■ AIM OF THE TASK
Reproduce the full listing below unchanged, apart from the pictures.

■ SUPPLIED MATERIAL
•••

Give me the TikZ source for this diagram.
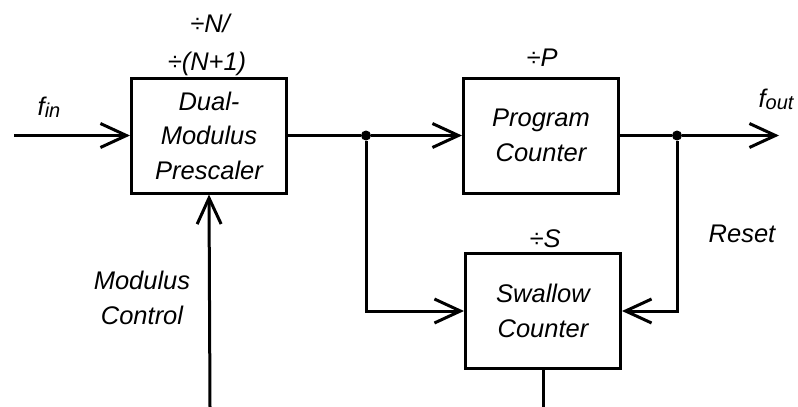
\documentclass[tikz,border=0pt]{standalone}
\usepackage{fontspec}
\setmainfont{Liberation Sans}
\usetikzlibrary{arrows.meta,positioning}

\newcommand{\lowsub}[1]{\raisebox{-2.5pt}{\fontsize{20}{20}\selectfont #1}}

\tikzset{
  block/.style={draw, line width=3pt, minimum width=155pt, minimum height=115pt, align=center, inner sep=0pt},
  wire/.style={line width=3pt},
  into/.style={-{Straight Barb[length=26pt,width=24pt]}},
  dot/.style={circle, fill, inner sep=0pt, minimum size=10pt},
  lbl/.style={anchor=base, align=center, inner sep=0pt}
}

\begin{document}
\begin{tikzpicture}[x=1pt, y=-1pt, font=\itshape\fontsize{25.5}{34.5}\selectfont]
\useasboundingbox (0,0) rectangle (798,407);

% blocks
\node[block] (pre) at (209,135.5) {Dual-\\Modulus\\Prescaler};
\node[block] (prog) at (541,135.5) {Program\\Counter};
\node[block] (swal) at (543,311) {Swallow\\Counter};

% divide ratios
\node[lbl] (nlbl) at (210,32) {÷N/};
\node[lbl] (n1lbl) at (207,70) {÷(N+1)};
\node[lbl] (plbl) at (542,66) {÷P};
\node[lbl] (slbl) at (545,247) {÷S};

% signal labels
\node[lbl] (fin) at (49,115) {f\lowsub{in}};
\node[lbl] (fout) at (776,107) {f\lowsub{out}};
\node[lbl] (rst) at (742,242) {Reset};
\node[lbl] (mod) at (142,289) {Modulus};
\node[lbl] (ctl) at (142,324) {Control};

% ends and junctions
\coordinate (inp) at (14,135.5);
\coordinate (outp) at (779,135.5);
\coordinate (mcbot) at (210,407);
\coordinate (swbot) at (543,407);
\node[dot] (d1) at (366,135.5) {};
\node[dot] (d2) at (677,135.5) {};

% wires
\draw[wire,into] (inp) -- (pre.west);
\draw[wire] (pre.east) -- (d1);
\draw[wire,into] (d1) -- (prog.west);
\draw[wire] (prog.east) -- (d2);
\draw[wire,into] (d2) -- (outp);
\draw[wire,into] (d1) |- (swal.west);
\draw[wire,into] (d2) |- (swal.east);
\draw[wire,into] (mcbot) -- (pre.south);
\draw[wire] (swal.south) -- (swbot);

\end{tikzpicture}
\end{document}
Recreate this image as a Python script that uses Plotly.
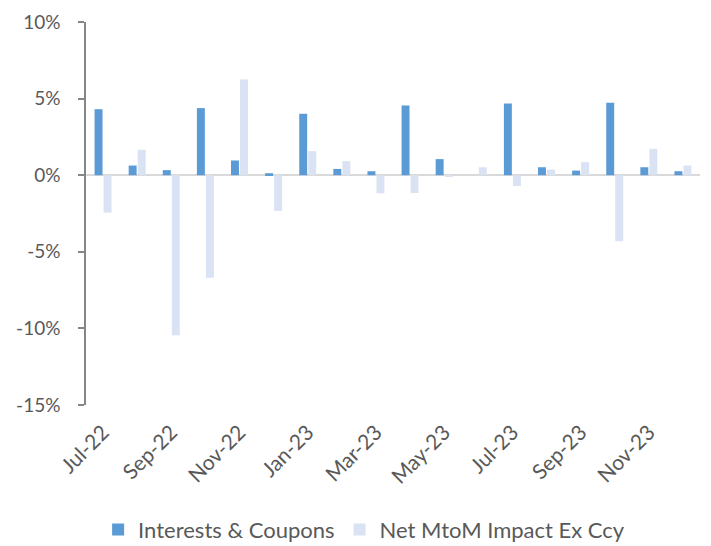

•••

■ ANSWER TO THIS PROBLEM
Give me the TikZ source for this diagram.
\documentclass[tikz,border=0pt]{standalone}
\usepackage{fontspec}
\setmainfont{Liberation Sans}
\usetikzlibrary{arrows.meta,positioning}

\newcommand{\lowsub}[1]{\raisebox{-2.5pt}{\fontsize{20}{20}\selectfont #1}}

\tikzset{
  block/.style={draw, line width=3pt, minimum width=155pt, minimum height=115pt, align=center, inner sep=0pt},
  wire/.style={line width=3pt},
  into/.style={-{Straight Barb[length=26pt,width=24pt]}},
  dot/.style={circle, fill, inner sep=0pt, minimum size=10pt},
  lbl/.style={anchor=base, align=center, inner sep=0pt}
}

\begin{document}
\begin{tikzpicture}[x=1pt, y=-1pt, font=\itshape\fontsize{25.5}{34.5}\selectfont]
\useasboundingbox (0,0) rectangle (798,407);

% blocks
\node[block] (pre) at (209,135.5) {Dual-\\Modulus\\Prescaler};
\node[block] (prog) at (541,135.5) {Program\\Counter};
\node[block] (swal) at (543,311) {Swallow\\Counter};

% divide ratios
\node[lbl] (nlbl) at (210,32) {÷N/};
\node[lbl] (n1lbl) at (207,70) {÷(N+1)};
\node[lbl] (plbl) at (542,66) {÷P};
\node[lbl] (slbl) at (545,247) {÷S};

% signal labels
\node[lbl] (fin) at (49,115) {f\lowsub{in}};
\node[lbl] (fout) at (776,107) {f\lowsub{out}};
\node[lbl] (rst) at (742,242) {Reset};
\node[lbl] (mod) at (142,289) {Modulus};
\node[lbl] (ctl) at (142,324) {Control};

% ends and junctions
\coordinate (inp) at (14,135.5);
\coordinate (outp) at (779,135.5);
\coordinate (mcbot) at (210,407);
\coordinate (swbot) at (543,407);
\node[dot] (d1) at (366,135.5) {};
\node[dot] (d2) at (677,135.5) {};

% wires
\draw[wire,into] (inp) -- (pre.west);
\draw[wire] (pre.east) -- (d1);
\draw[wire,into] (d1) -- (prog.west);
\draw[wire] (prog.east) -- (d2);
\draw[wire,into] (d2) -- (outp);
\draw[wire,into] (d1) |- (swal.west);
\draw[wire,into] (d2) |- (swal.east);
\draw[wire,into] (mcbot) -- (pre.south);
\draw[wire] (swal.south) -- (swbot);

\end{tikzpicture}
\end{document}
Recreate this image as a Python script that uses Plotly.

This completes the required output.